A regra fundamental da vida religiosa é o seguimento de Cristo, proposto pelo Evangelho. Assumir o Evangelho como regra de vida, a ponto de poder dizer com São Paulo: «Já não sou eu que vivo, é Cristo que vive em mim!» (Gl 2, 20). Que o Evangelho seja o vosso vade-mécum, de tal modo que, mantendo-vos afastados da tentação de o reduzir a ideologia, ele permaneça sempre espírito e vida para vós. O Evangelho leva-nos constantemente a pôr Cristo no centro da nossa vida e missão. Restitui-nos ao “primeiro amor”. E amar Cristo significa amar a Igreja, seu corpo. A vida consagrada nasce na Igreja, cresce com a Igreja e dá frutos como Igreja. E como Santo Agostinho nos ensina, é na Igreja que descobrimos o Cristo total!

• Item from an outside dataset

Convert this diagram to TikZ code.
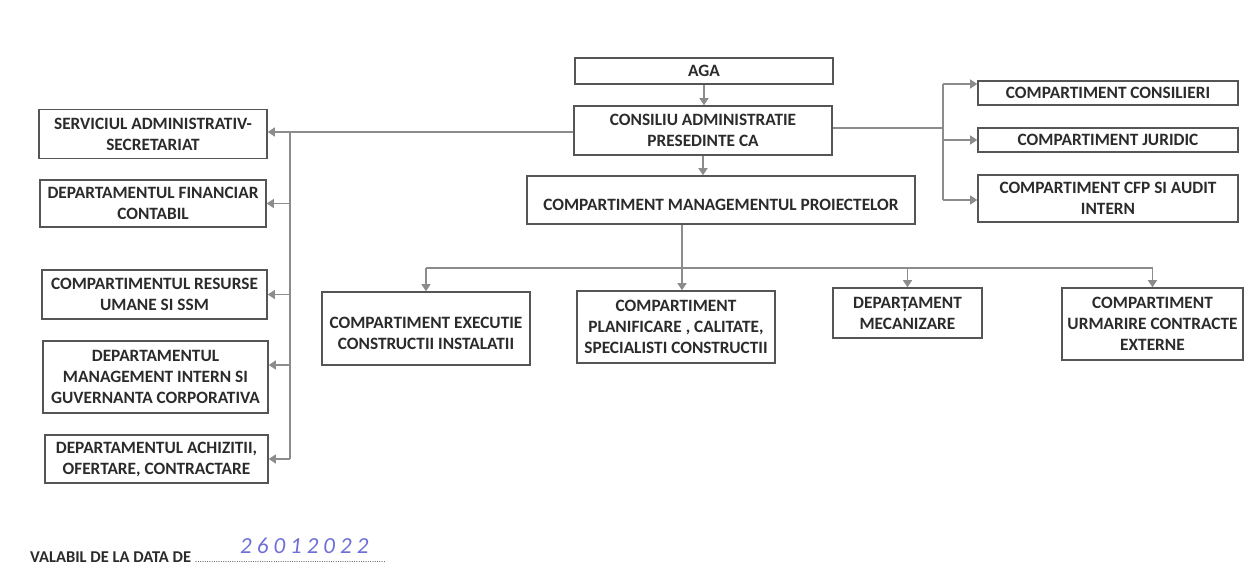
\documentclass[tikz,border=0pt]{standalone}
\usepackage{fontspec}
\setmainfont{Carlito}
\usetikzlibrary{arrows.meta}
\definecolor{boxline}{HTML}{555555}
\definecolor{conn}{HTML}{8C8C8C}
\definecolor{txt}{HTML}{2B2B2B}
\definecolor{ink}{HTML}{6F6FD8}
\tikzset{
  box/.style={draw=boxline, line width=1.6pt, rectangle, align=center, inner sep=0pt,
    text=txt, font=\fontsize{17.3}{21}\selectfont\bfseries},
  link/.style={draw=conn, line width=1.1pt},
  arr/.style={link, -{Triangle[length=7pt,width=9pt]}, conn},
}
\begin{document}
\begin{tikzpicture}[x=1pt,y=-1pt]
\useasboundingbox[fill=white] (0,0) rectangle (1244,569);

% top chain
\node[box, minimum width=258pt, minimum height=26pt] (aga) at (704,71) {AGA};
\node[box, minimum width=258pt, minimum height=49pt] (cons) at (703,130.5) {CONSILIU ADMINISTRATIE\\PRESEDINTE CA};
\node[box, minimum width=388pt, minimum height=48pt] (cmp) at (721,200) {\mbox{}\\COMPARTIMENT MANAGEMENTUL PROIECTELOR};

% left column
\node[box, minimum width=228pt, minimum height=49pt] (serv) at (153,134) {SERVICIUL ADMINISTRATIV-\\SECRETARIAT};
\node[box, minimum width=226pt, minimum height=47pt] (fin) at (153,203.5) {DEPARTAMENTUL FINANCIAR\\CONTABIL};
\node[box, minimum width=225pt, minimum height=49pt] (res) at (154.5,294.5) {COMPARTIMENTUL RESURSE\\UMANE SI SSM};
\node[box, minimum width=225pt, minimum height=72pt] (mgi) at (155.5,377) {DEPARTAMENTUL\\MANAGEMENT INTERN SI\\GUVERNANTA CORPORATIVA};
\node[box, minimum width=223pt, minimum height=48pt] (ach) at (156.5,459) {DEPARTAMENTUL ACHIZITII,\\OFERTARE, CONTRACTARE};

% right column
\node[box, minimum width=260pt, minimum height=24pt] (cons2) at (1108,93) {COMPARTIMENT CONSILIERI};
\node[box, minimum width=260pt, minimum height=24pt] (jur) at (1108,140) {COMPARTIMENT JURIDIC};
\node[box, minimum width=260pt, minimum height=47pt] (cfp) at (1108,198.5) {COMPARTIMENT CFP SI AUDIT\\INTERN};

% bottom row
\node[box, minimum width=208pt, minimum height=73pt] (exe) at (426,328.5) {\mbox{}\\COMPARTIMENT EXECUTIE\\CONSTRUCTII INSTALATII};
\node[box, minimum width=198pt, minimum height=72pt] (pla) at (676,327) {COMPARTIMENT\\PLANIFICARE , CALITATE,\\SPECIALISTI CONSTRUCTII};
\node[box, minimum width=149pt, minimum height=50pt] (mec) at (907.5,313) {DEPARȚAMENT\\MECANIZARE};
\node[box, minimum width=181pt, minimum height=72pt] (urm) at (1152.5,324) {COMPARTIMENT\\URMARIRE CONTRACTE\\EXTERNE};

% junction points
\coordinate (lj) at (290,132);
\coordinate (rj) at (943,128);
\coordinate (bj) at (682,268);

% top chain connectors
\draw[arr] (aga.south) -- (aga.south |- cons.north);
\draw[arr] (cons.south) -- (cons.south |- cmp.north);

% left branch
\draw[link] (cons.west |- lj) -- (lj) -- (lj |- ach.east);
\draw[arr] (lj) -- (serv.east |- lj);
\draw[arr] (lj |- fin.east) -- (fin.east);
\draw[arr] (lj |- res.east) -- (res.east);
\draw[arr] ([yshift=12pt]lj |- mgi.east) -- ([yshift=12pt]mgi.east);
\draw[arr] (lj |- ach.east) -- (ach.east);

% right branch
\draw[link] (cons.east |- rj) -- (rj);
\draw[link] (rj |- 0,84) -- (rj |- 0,200);
\draw[arr] (rj |- 0,84) -- (cons2.west |- 0,84);
\draw[arr] (rj |- jur.west) -- (jur.west);
\draw[arr] (rj |- 0,200) -- (cfp.west |- 0,200);

% bottom branch
\draw[link] (cmp.south -| bj) -- (bj);
\draw[link] (exe.north |- bj) -- (urm.north |- bj);
\draw[arr] (exe.north |- bj) -- (exe.north);
\draw[arr] (bj) -- (pla.north -| bj);
\draw[arr] (mec.north |- bj) -- (mec.north);
\draw[arr] (urm.north |- bj) -- (urm.north);

% footer
\node[anchor=base west, inner sep=0pt, text=txt, font=\fontsize{16.5}{18}\selectfont\bfseries] (foot) at (30,562) {VALABIL DE LA DATA DE\kern4pt\hbox to 191pt{\fontsize{8}{9}\selectfont\mdseries\leaders\hbox to 2.3pt{\hss.\hss}\hfill}};
\node[anchor=base west, inner sep=0pt, text=ink, font=\fontsize{23}{26}\selectfont\itshape] (date) at (240,553) {2\kern5pt 6\kern5pt 0\kern5pt 1\kern5pt 2\kern5pt 0\kern5pt 2\kern5pt 2};
\end{tikzpicture}
\end{document}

Deus fez-nos para si e o nosso coração está inquieto enquanto não repousa n’Ele (cf. Santo Agostinho, Confissões, 1, 1, 1). Portanto, como Cónegos regulares, a vossa principal ocupação é a busca constante e diária do Senhor. Procurá-lo na vida comunitária, reflexo do ser de Deus e da sua exortação e testemunho de que «Deus é amor» (1 Jo 4, 8.16). Que a koinonia vos faça sentir todos construtores, tecelões de fraternidade. Procurar o Senhor na leitura assídua da Sagrada Escritura, em cujas páginas ressoam Cristo e a Igreja (cf. Santo Agostinho, Disc. 46, 33). Procurar o Senhor na liturgia, especialmente na Eucaristia, ápice da vida cristã, que significa e realiza a unidade da Igreja na harmonia da caridade (Conc. Vat. ii , Const. dogm. Dei Verbum, 25). Procurá-lo no estudo e no trabalho pastoral comum. Procurá-lo também nas realidades do nosso tempo, cientes de que nada do que é humano nos pode ser alheio e que, livres de toda a mundanidade, podemos animar o mundo com o fermento do Reino de Deus. São estes os diferentes percursos de uma única busca, que pressupõe o caminho da interioridade, do conhecimento e do amor do Senhor, na escola de Santo Agostinho: «Não saias de ti mesmo, entra constantemente em ti; a verdade habita o homem interior» (cf. De Vera Religione, 39, 72; Confissões, 3, 6, 11). Deste modo, a luz do Mestre interior ilumina para nós as realidades temporais.
Caros irmãos, que este tempo de encontro entre vós e com o Sucessor de Pedro vos ajude a revisitar o vosso carisma e a fortalecer a comunhão de vida segundo o exemplo da comunidade apostólica primitiva (cf. At 2, 42-47). E esta comunhão é também antecipação da união plena e definitiva em Deus e caminho para ela.
Agradeço-vos a vossa presença e testemunho na Igreja. Que Nossa Senhora vos ampare e interceda por vós! Abençoo-vos de coração, bem como as vossas comunidades. E peço-vos, por favor, que oreis por mim!